芦屋のサマーカーニバルとかもろもろ細かいご当地地名も出てくる。橋の上や河川敷での鑑賞もリアル。若い頃はよく行ったもんだ。
眼鏡の付喪神ロイドと海里の友情物語は、読んでいて楽しい。まだまだ先々楽しみだ。
◼️周防柳「蘇我の娘の古事記」
ていねいさと探求。翻弄される庶民。
本読みの先輩と話をしていて、古代が好きならこれ面白かったよ、とお薦めいただいた作品。蘇我氏側から乙巳の変を見た本だよ、と言われていたのでもっと激しい復讐物語もしくは虚しい運命物語かと思ったら、違った。
渡来百済人の末裔、船恵沢(えさか)は文書を作ったり徴税に関わる役で、蘇我氏から国史編纂の命を受け大王にまつわる話を集めて木簡などに文書化していた。オオタカ、ヤマドリという男の子供と、コダマという目の見えない娘がいた。仲睦まじいヤマドリとコダマ。家族は乙巳の変、度重なる遷都、韓半島の不穏な情勢、そして壬申の乱と激動の時代の中翻弄される。実はコダマの出生には、重大な秘密があったー。
章の最後に、昔語りの、大王にまつわるお話がはさまれる。イザナキ・イザナミ・スサノオ・オオクニヌシから後代まで。後代の、あまり有名ではない話も永井路子氏の著作だったか、他の古事記の本だったかで読んだことがありほとんど覚えがあった。
河内に近い百済人の里で暮らす船恵沢の家族、使用人たち。一族の絆は固く仲が良い。ヤマドリはコダマを愛する。コダマに、一族を脅かす出生の事情があったとしてもー。
ほのぼのとした里の暮らしと険しすぎる政治の動乱。蘇我蝦夷、入鹿、中大兄皇子、中臣鎌足、斉明女帝に大友皇子と船家は重要人物に接触し続ける。
最初は、もっと直接的なストーリーかと思った。だから思った以上に政治の中心から離れている風情に、また別の感想を持った。
「初恋のきた道」「あの子を探して」などを作った映画監督チャン・イーモウは、中国の政策に翻弄される庶民の姿を描いた。顕著な作品として「活きる」がある。また上橋菜穂子の「守り人シリーズ」にも戦に巻き込まれる庶民の姿があった。そんな感じ。

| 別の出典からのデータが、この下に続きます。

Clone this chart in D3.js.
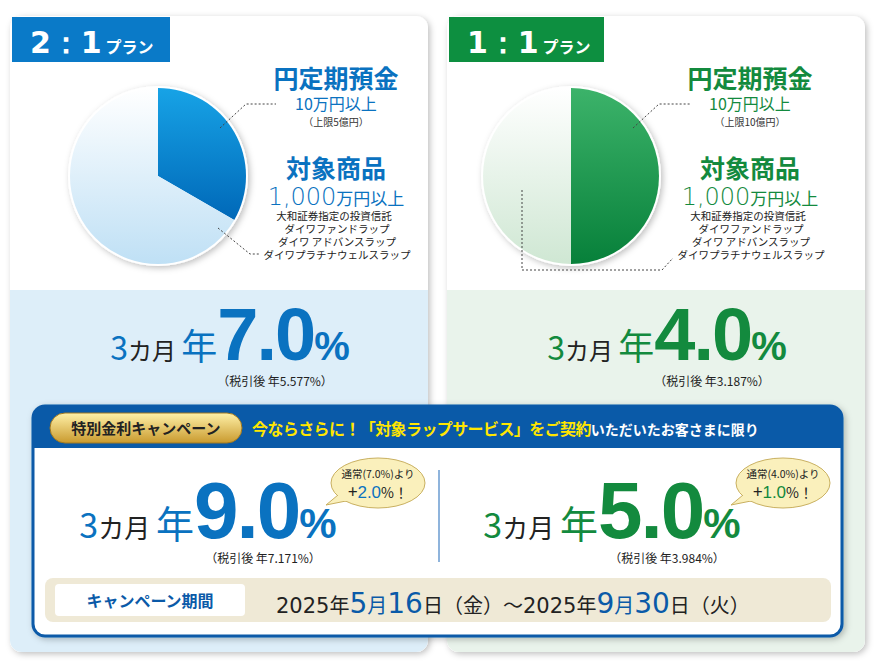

船家は一介の役人であり、まさに政治の成り行きに影響され揺さぶられる。そこにコダマの秘密がファンタジックに絡む。入鹿の亡霊も、刺激としてとてもいい。
全体としては非常に丁寧に作り込んでいる印象だ。児童小説のような気配がないでもないが、かちっとした章立てばかりでなく、会話や物語の言葉にもこだわっていると思う。気概を込めました、という雰囲気が伝わってくる力作。
読み物として面白く、短い作品ではないが集中して読めた。
一連の出来事がやがて古事記に繋がる。ラストもきれいにまとめている。
この本を読みながら、「応天の門」を読み、応天の門を貸した同僚の娘さんから借りたマンガ「とりかえばや物語」を読み、古代と平安がごっちゃになりながら読み終えた。
オトナの小説が好きな方にはちょっとかもだが、やっぱこの内外動乱の時代は好きだな。